Some hardware parts - MAC address, HDD disk serial number, even motherboard serial, etc - are a few good sources of "uniqueness" but as you may know if a client decides to upgrade the part the license depends on... be prepared for some customer support. Also to keep in mind is that some parts can be spoofed (the MAC being one of them).

An online license check is another good way to go - you can manage everything on the server side and even define your own rules for it (how many licenses per client/install, concurrency, etc) but the big thing to note is what happens when connection can't be established?

jcinacio
A: 

You might consider a third-party licensing utility which will more likely get this "right" and also provide you (or your client) with additional options should requirements change (and don't they always?). I'd mention some specific ones by name, but I'm really not intimately familiar them.

Dan
+1  A: 

I would just use the MAC address to generate a request key, then require users to register with your client. Your client will have a special application that takes that request key and produces an activation key which the user can then use for activating the software. Once activated, the software works, just works - no occasionally phoning home for verification and such.

That's if it were a real requirement. My first task would be to try and convince the client that this was a bad idea.

The reason is that these schemes practically never prevent your code from being cracked. They do however make the lives of your genuine customers harder. I find it hard to think of any other industry that goes out of its way to annoy its genuine customers with schemes that never achieve their goals (other than government service, of course :-).

If you must do this, I'd just do a token effort to meet the contractual obligation (don't tell your client this however). Taking the MAC address (or a random number if, $DEITY forbid, the computer didn't have a network card) as the request key and using a program to just XOR it with an ASCII string to get the activation key, seems like a workable approach. I would also store both keys since you don't want the software to de-activate if they just change their network card (or even motherboard) - they still see that as the same computer and will not be happy if the software stops working.

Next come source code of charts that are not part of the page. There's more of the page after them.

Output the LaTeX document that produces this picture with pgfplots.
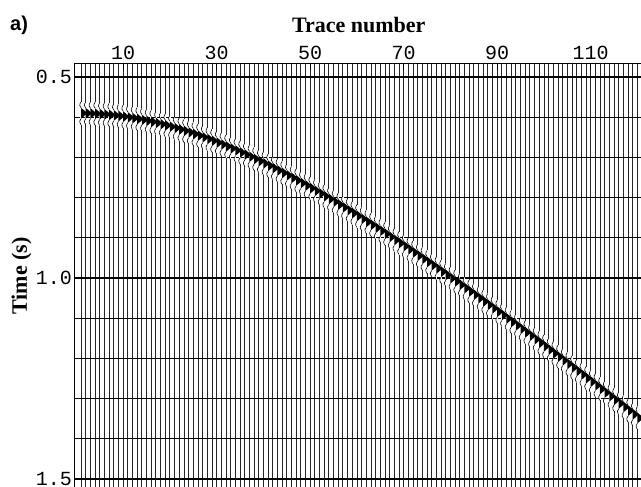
\documentclass[border=0pt]{standalone}
\usepackage{pgfplots}
\pgfplotsset{compat=1.18}
\usepackage{pgfplotstable}
\usepackage{fontspec}
\setmainfont{Liberation Serif}
\newfontfamily\monofont{Liberation Mono}
\newfontfamily\arialfont{Liberation Sans}

\pgfplotstableread{
tr t
1 0.5901
2 0.5903
3 0.5908
4 0.5914
5 0.5922
6 0.5931
7 0.5942
8 0.5955
9 0.5970
10 0.5986
11 0.6004
12 0.6023
13 0.6044
14 0.6067
15 0.6091
16 0.6117
17 0.6145
18 0.6174
19 0.6204
20 0.6236
21 0.6270
22 0.6305
23 0.6341
24 0.6379
25 0.6418
26 0.6458
27 0.6500
28 0.6543
29 0.6587
30 0.6633
31 0.6679
32 0.6727
33 0.6777
34 0.6827
35 0.6878
36 0.6931
37 0.6984
38 0.7039
39 0.7094
40 0.7151
41 0.7208
42 0.7267
43 0.7326
44 0.7387
45 0.7448
46 0.7510
47 0.7573
48 0.7637
49 0.7701
50 0.7766
51 0.7833
52 0.7899
53 0.7967
54 0.8035
55 0.8104
56 0.8174
57 0.8244
58 0.8315
59 0.8386
60 0.8458
61 0.8531
62 0.8604
63 0.8678
64 0.8752
65 0.8827
66 0.8902
67 0.8978
68 0.9055
69 0.9132
70 0.9209
71 0.9287
72 0.9365
73 0.9444
74 0.9523
75 0.9602
76 0.9682
77 0.9762
78 0.9843
79 0.9924
80 1.0005
81 1.0087
82 1.0169
83 1.0252
84 1.0335
85 1.0418
86 1.0501
87 1.0585
88 1.0669
89 1.0753
90 1.0838
91 1.0922
92 1.1008
93 1.1093
94 1.1179
95 1.1265
96 1.1351
97 1.1437
98 1.1524
99 1.1611
100 1.1698
101 1.1785
102 1.1873
103 1.1961
104 1.2049
105 1.2137
106 1.2225
107 1.2314
108 1.2402
109 1.2491
110 1.2580
111 1.2670
112 1.2759
113 1.2849
114 1.2939
115 1.3029
116 1.3119
117 1.3209
118 1.3300
119 1.3390
120 1.3481
}\eventtable

\pgfdeclareplotmark{wig}{%
  \pgfpathmoveto{\pgfqpoint{0pt}{5.4pt}}%
  \pgfpathcurveto{\pgfqpoint{2.2pt}{3.6pt}}{\pgfqpoint{5.2pt}{1.1pt}}{\pgfqpoint{6pt}{0pt}}%
  \pgfpathcurveto{\pgfqpoint{5.2pt}{-1.1pt}}{\pgfqpoint{2.2pt}{-3.6pt}}{\pgfqpoint{0pt}{-5.4pt}}%
  \pgfpathclose
  \pgfusepathqfill
  \pgfpathmoveto{\pgfqpoint{0pt}{5.4pt}}%
  \pgfpathcurveto{\pgfqpoint{-1.4pt}{6.6pt}}{\pgfqpoint{-2pt}{8.6pt}}{\pgfqpoint{0pt}{11.5pt}}%
  \pgfpathmoveto{\pgfqpoint{0pt}{-5.4pt}}%
  \pgfpathcurveto{\pgfqpoint{-1.4pt}{-6.6pt}}{\pgfqpoint{-2pt}{-8.6pt}}{\pgfqpoint{0pt}{-11.5pt}}%
  \pgfusepathqstroke
}
\pgfdeclareplotmark{wigcover}{%
  \pgfpathrectangle{\pgfqpoint{-0.7pt}{-11.5pt}}{\pgfqpoint{1.4pt}{23pt}}%
  \pgfusepathqfill
}

\begin{document}
\begin{tikzpicture}
\useasboundingbox (-74.5pt,63pt) rectangle (566.5pt,-424pt);
\begin{axis}[
  at={(0pt,0pt)}, anchor=north west, scale only axis,
  width=568.5pt, height=426pt,
  xmin=-0.4, xmax=121.2, ymin=0.4652, ymax=1.5249, y dir=reverse,
  axis on top,
  xtick={10,30,50,70,90,110}, xticklabels={10,30,50,70,90,110},
  xtick pos=right, xticklabel pos=right,
  xtick align=inside, major tick length=7pt,
  x tick style={black, line width=1pt},
  ytick={0.5,1.0,1.5}, yticklabels={0.5,1.0,1.5},
  ytick style={draw=none},
  minor ytick={0.6,0.7,0.8,0.9,1.1,1.2,1.3,1.4},
  ymajorgrids, yminorgrids,
  major grid style={black, line width=1.1pt},
  minor grid style={black, line width=1.1pt},
  axis line style={black, line width=0.9pt},
  xticklabel style={font=\monofont\fontsize{20}{20}\selectfont, inner sep=0pt, anchor=south, yshift=2.8pt},
  yticklabel style={font=\monofont\fontsize{20}{20}\selectfont, inner sep=0pt, anchor=east, xshift=-2.4pt},
  clip=true,
]
\pgfplotsinvokeforeach{1,...,120}{
  \addplot[black!85, line width=0.75pt, forget plot] coordinates {(#1,0.40) (#1,1.60)};
}
\addplot[only marks, mark=wigcover, mark options={fill=white, draw=none}, forget plot] table[x=tr,y=t]{\eventtable};
\addplot[only marks, mark=wig, mark options={fill=black, draw=black, line width=0.6pt}, forget plot] table[x=tr,y=t]{\eventtable};
\end{axis}
\node[anchor=base, inner sep=0pt, font=\bfseries\fontsize{22}{22}\selectfont] at (284.25pt,30.3pt) {Trace number};
\node[anchor=base west, inner sep=0pt, font=\arialfont\bfseries\fontsize{20}{20}\selectfont] at (-64.5pt,32pt) {a)};
\node[rotate=90, anchor=base, inner sep=0pt, font=\bfseries\fontsize{22}{22}\selectfont] at (-47.5pt,-213pt) {Time (s)};
\end{tikzpicture}
\end{document}
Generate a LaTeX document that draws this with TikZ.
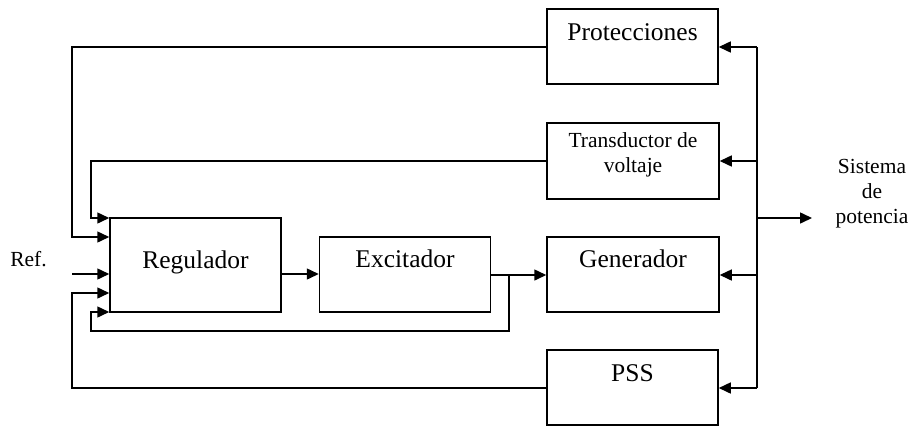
\documentclass[tikz,border=0pt]{standalone}
\usepackage{fontspec}
\setmainfont{Liberation Serif}
\usetikzlibrary{arrows.meta}
\begin{document}
\begin{tikzpicture}[x=1pt,y=-1pt,line width=1.5pt,
  blk/.style={draw,rectangle,inner sep=0pt},
  big/.style={font=\fontsize{25.5}{29}\selectfont,inner sep=0pt},
  small/.style={font=\fontsize{21.5}{25}\selectfont,align=center,inner sep=0pt},
  arr/.style={-{Triangle[length=12pt,width=11pt]}}]
\useasboundingbox (0,0) rectangle (909,426);
% boxes
\node[blk,minimum width=171,minimum height=94] (reg) at (195.5,265) {};
\node[blk,minimum width=171,minimum height=75] (exc) at (405,274.5) {};
\node[blk,minimum width=172,minimum height=75] (gen) at (633,274.5) {};
\node[blk,minimum width=171,minimum height=75] (prot) at (632.5,46.5) {};
\node[blk,minimum width=172,minimum height=76] (trans) at (633,161) {};
\node[blk,minimum width=171,minimum height=75] (pss) at (632.5,387.5) {};
% texts
\node[big] (regT) at (195.5,262) {Regulador};
\node[big] (excT) at (405,259) {Excitador};
\node[big] (genT) at (633,259) {Generador};
\node[big] (protT) at (632.5,32) {Protecciones};
\node[big] (pssT) at (632.5,373) {PSS};
\node[small] (transT) at (633,155) {Transductor de\\voltaje};
\node[small] (sysT) at (872,194) {Sistema\\de\\potencia};
\node[small] (refT) at (28.5,259) {Ref.};
% coordinates
\coordinate (busTop) at (757,47);
\coordinate (busTr) at (757,161);
\coordinate (busSys) at (757,218);
\coordinate (busGen) at (757,275);
\coordinate (busBot) at (757,388);
\coordinate (sysIn) at (812,218);
\coordinate (jn) at (509,275);
\coordinate (refIn) at (72,274);
% bus
\draw (busTop) -- (busBot);
\draw[arr] (busTop) -- (prot.east |- busTop);
\draw[arr] (busTr) -- (trans.east |- busTr);
\draw[arr] (busGen) -- (gen.east |- busGen);
\draw[arr] (busBot) -- (pss.east |- busBot);
\draw[arr] (busSys) -- (sysIn);
% forward path
\draw[arr] (reg.east |- refIn) -- (exc.west |- refIn);
\draw[arr] (exc.east |- jn) -- (gen.west |- jn);
% feedbacks
\draw[arr] (prot.west |- busTop) -- (72,47) -- (72,237) -- (reg.west |- {(0,237)});
\draw[arr] (trans.west) -- (91,161) -- (91,218) -- (reg.west |- {(0,218)});
\draw[arr] (refIn) -- (reg.west |- refIn);
\draw[arr] (pss.west |- busBot) -- (72,388) -- (72,293) -- (reg.west |- {(0,293)});
\draw[arr] (jn) -- (509,331) -- (91,331) -- (91,312) -- (reg.west |- {(0,312)});
\end{tikzpicture}
\end{document}
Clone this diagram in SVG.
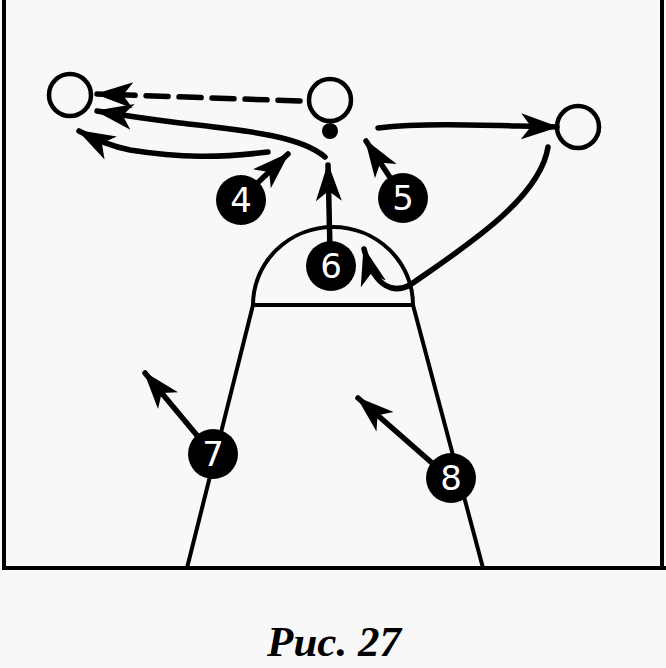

Your code's going to be cracked regardless (unless the program is rubbish which I'm sure is not the case) - this method will give your genuine customers an avenue for moving their software to another machine if your client's company becomes unresponsive somehow (drops support, goes out of business, and so on).

The main trouble with all schemes that rely on the uniqueness of a bit of hardware is that the customer may choose to change that bit of hardware:

  • ghosting their disk contents to a larger hard disk makes HD serial numbers change.
  • using CPU serial numbers means upgrading to the latest Intel bigmutha CPU kill your software.
  • using the MAC address means they can't change their NIC.

These can all be fixed by using those values to create a key at install time and only check against that key, not the changed value six months down the track. It means you have to store the request and activation values but upgrades will not require your users to go through the process of re-activating their software. Believe me, they will despise you for having to do that.